After a moment Bill continued, “Not that we don’t cry our hearts out at our loved ones. But at that moment, we try to have the environment for the person that just died … And we’ll even say to them, Mary you have died. And we’ll say that more than once, more than twice. You’re dead now, let go. And then just keep that environment quiet and spacious and sane and loving and open.”
“And not clinging to that person,” Sara added.
The group told a story of an early member who was dying. The woman’s mother was Tibetan trained and well-versed in the passage of death.
“She was in the dying stages. Comatose,” Gerry said. “[The mother] said, ‘Now Ruby, you have work to do.’ She really talked to her like a mom. ‘So remember your practice, now is the time to do it’.”
Sara said that the Shambhala focus on “now-ness” is important when ushering someone through their last days and moments on earth.
“We need to stay uplifted ourselves, to not lose our minds, because it’s a difficult situation,” she said. “It could be a time when there’s a lot of chaos, a lot of activity, a lot of talking. There could even be drama. And in a sense, I think most of us have training in how to hold and be. So there’s a sense that we’re being and we might be sitting at the bedside and being with someone without much talk. Or maybe there’s talk, maybe there’s not, but there’s a sense of being with that person. And there for that person and for the situation.”
Visions of death
With so much attention placed on death in the Shambhala tradition, many members think about their own ideal scenarios for the end of their life.
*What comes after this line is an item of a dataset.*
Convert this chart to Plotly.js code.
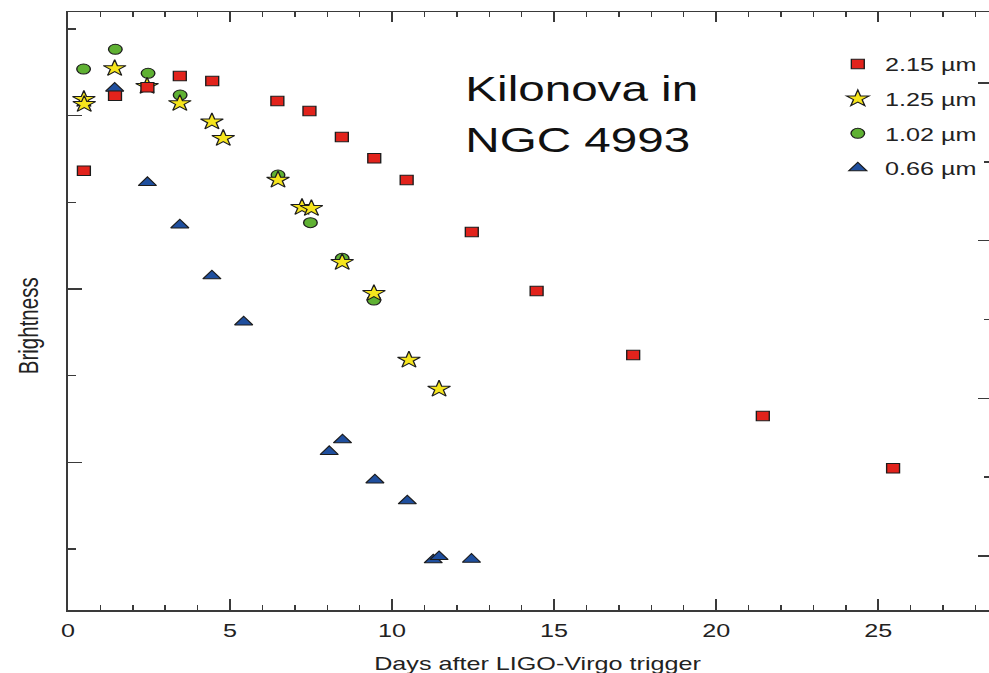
<!DOCTYPE html>
<html>
<head>
<meta charset="utf-8">
<script src="https://cdn.plot.ly/plotly-3.0.1.min.js"></script>
<style>
  html, body { margin: 0; padding: 0; background: #fff; overflow: hidden; }
  /* the figure is laid out narrow and widened horizontally */
  #chart { width: 727px; height: 673px; transform: scaleX(1.3604); transform-origin: 0 0; }
</style>
</head>
<body>
<div id="chart"></div>
<script>
// Light curves of the kilonova, brightness in arbitrary units
const bandLabels = ['2.15 µm', '1.25 µm', '1.02 µm', '0.66 µm'];

const kDays   = [0.49, 1.45, 2.45, 3.45, 4.45, 6.46, 7.45, 8.45, 9.45, 10.45, 12.46, 14.46, 17.44, 21.44, 25.46];
const kBright = [5.365, 6.230, 6.327, 6.457, 6.400, 6.169, 6.054, 5.754, 5.508, 5.258, 4.658, 3.977, 3.238, 2.535, 1.931];

const jDays   = [0.49, 0.50, 1.44, 2.44, 3.45, 4.44, 4.79, 6.48, 7.22, 7.51, 8.46, 9.44, 10.52, 11.45];
const jBright = [6.189, 6.131, 6.546, 6.340, 6.142, 5.930, 5.739, 5.258, 4.943, 4.931, 4.308, 3.950, 3.181, 2.846];

const yDays   = [0.48, 1.46, 2.47, 3.46, 6.48, 7.48, 8.46, 9.44];
const yBright = [6.538, 6.766, 6.489, 6.238, 5.315, 4.765, 4.354, 3.873];

const rDays   = [1.44, 2.45, 3.45, 4.44, 5.42, 8.06, 8.47, 9.47, 10.47, 11.27, 11.45, 12.45];
const rBright = [6.316, 5.227, 4.738, 4.150, 3.619, 2.123, 2.258, 1.796, 1.554, 0.873, 0.911, 0.881];

const edge = '#1c1c1c';
const axisColor = '#3a3a3a';

function band(name, x, y, symbol, size, fill, rank) {
  return {
    type: 'scatter', mode: 'markers', name: name, x: x, y: y,
    legendgroup: name, legendrank: rank,
    marker: { symbol: symbol, size: size, color: fill, line: { color: edge, width: 1 } },
    hoverinfo: 'skip'
  };
}

// drawing order: circles under triangles under stars under squares
const data = [
  band(bandLabels[2], yDays, yBright, 'circle', 10, '#5fb133', 3),
  band(bandLabels[3], rDays, rBright, 'triangle-up', 11.5, '#1f4f9e', 4),
  band(bandLabels[1], jDays, jBright, 'star', 12.5, '#f6e51d', 2),
  band(bandLabels[0], kDays, kBright, 'square', 9.5, '#e2231c', 1),
  // empty series that brings up the top and right frame axes
  { type: 'scatter', mode: 'markers', x: [], y: [], xaxis: 'x2', yaxis: 'y2',
    showlegend: false, hoverinfo: 'skip' }
];

const tickFont = { family: 'Liberation Sans, Arial, sans-serif', size: 18.5, color: '#222' };

const layout = {
  width: 727, height: 673,
  margin: { l: 50, r: 0, t: 12, b: 63 },
  paper_bgcolor: '#fff', plot_bgcolor: '#fff',
  font: { family: 'Liberation Sans, Arial, sans-serif', color: '#222' },
  showlegend: true,
  legend: {
    x: 0.828, y: 0.944, xanchor: 'left', yanchor: 'top',
    font: { family: 'Liberation Sans, Arial, sans-serif', size: 18.5, color: '#222' },
    traceorder: 'grouped', tracegroupgap: 7.6,
    bgcolor: 'rgba(0,0,0,0)', borderwidth: 0
  },
  xaxis: {
    range: [0, 28.42], showgrid: false, zeroline: false,
    showline: true, linecolor: axisColor, linewidth: 1.5,
    ticks: 'inside', ticklen: 11, tickwidth: 1.1, tickcolor: axisColor,
    tickmode: 'linear', tick0: 0, dtick: 5,
    minor: { ticks: 'inside', tick0: 0, dtick: 1, ticklen: 5, tickwidth: 1.1, tickcolor: axisColor },
    tickfont: tickFont, ticklabelstandoff: 3
  },
  xaxis2: {
    overlaying: 'x', side: 'top', anchor: 'y2',
    range: [0, 28.42], showgrid: false, zeroline: false,
    showline: true, linecolor: axisColor, linewidth: 1.5,
    ticks: 'inside', ticklen: 10, tickwidth: 1.1, tickcolor: axisColor,
    tickmode: 'linear', tick0: 0, dtick: 5,
    minor: { ticks: 'inside', tick0: 0, dtick: 1, ticklen: 5, tickwidth: 1.1, tickcolor: axisColor },
    showticklabels: false
  },
  yaxis: {
    range: [0.296, 7.196], showgrid: false, zeroline: false,
    showline: true, linecolor: axisColor, linewidth: 1.2,
    ticks: 'inside', ticklen: 10.5, tickwidth: 1.5, tickcolor: axisColor,
    tickmode: 'linear', tick0: 0, dtick: 2,
    minor: { ticks: 'inside', tick0: 0, dtick: 1, ticklen: 5.7, tickwidth: 1.5, tickcolor: axisColor },
    showticklabels: false
  },
  yaxis2: {
    overlaying: 'y', side: 'right', anchor: 'x2',
    range: [-0.685, 6.901], showgrid: false, zeroline: false, showline: false,
    ticks: 'inside', ticklen: 7.8, tickwidth: 1.5, tickcolor: axisColor,
    tickmode: 'linear', tick0: 0, dtick: 2,
    minor: { ticks: 'inside', tick0: 0, dtick: 1, ticklen: 3.5, tickwidth: 1.5, tickcolor: axisColor },
    showticklabels: false
  },
  annotations: [
    { text: 'Kilonova in', xref: 'paper', yref: 'paper', x: 0.428, y: 0.872,
      xanchor: 'left', yanchor: 'middle', showarrow: false,
      font: { family: 'Liberation Sans, Arial, sans-serif', size: 35, color: '#111' } },
    { text: 'NGC 4993', xref: 'paper', yref: 'paper', x: 0.428, y: 0.786,
      xanchor: 'left', yanchor: 'middle', showarrow: false,
      font: { family: 'Liberation Sans, Arial, sans-serif', size: 35, color: '#111' } },
    { text: 'Days after LIGO-Virgo trigger', xref: 'paper', yref: 'paper', x: 0.509, y: -0.089,
      xanchor: 'center', yanchor: 'middle', showarrow: false,
      font: { family: 'Liberation Sans, Arial, sans-serif', size: 18.5, color: '#222' } },
    { text: 'Brightness', xref: 'paper', yref: 'paper', x: -0.0437, y: 0.4753, textangle: -90,
      xanchor: 'center', yanchor: 'middle', showarrow: false,
      font: { family: 'Liberation Sans, Arial, sans-serif', size: 20.5, color: '#222' } }
  ]
};

Plotly.newPlot('chart', data, layout, { displayModeBar: false, staticPlot: true });
</script>
</body>
</html>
“I had a situation of three deaths right in a row,” said Bill, referring to being with two Shambhalians and his father-in-law as they died, all within a six month period. “All of a sudden I had this new avocation. What happened for me is – I told my wife this – I started watching and being there with all that death, thinking: I can do this. I can do this.”
He said it helped him feel somehow “closer” to the idea of death. “It demystifies it. What happens after I take my last breath? I still don’t know. But just watching people who, through no choice of their own, are now going through it – one then another, then another – I thought, I can do this.”
As for his own passing? Bill said that his ideal would be to remain conscious and lucid right to the end. “That’s asking a lot!” he joked.
But he remembers one comment from his first teacher, Chögyam Trungpa Rinpoche. “He was talking about the practice of meditation. Going out, going in, going out, going in. He said, that last breath – that should be a practice breath.”
Sara said that she has similar hopes for her ending. “I hope that whatever the circumstances, I can be awake for it. That I can be brave and in touch with everything I’m feeling about it. And moving into it with all my heart.”
Merle’s thoughts turned to how she will behave in her final days. “I just hope that my mind is clear. That there’s an awakeness. And I hope that I’m not harmful to anybody else. I hope I have enough alertness and sensitivity so that I could still be there with them. And I’d just like to be known as someone who hasn’t created harm for anybody.”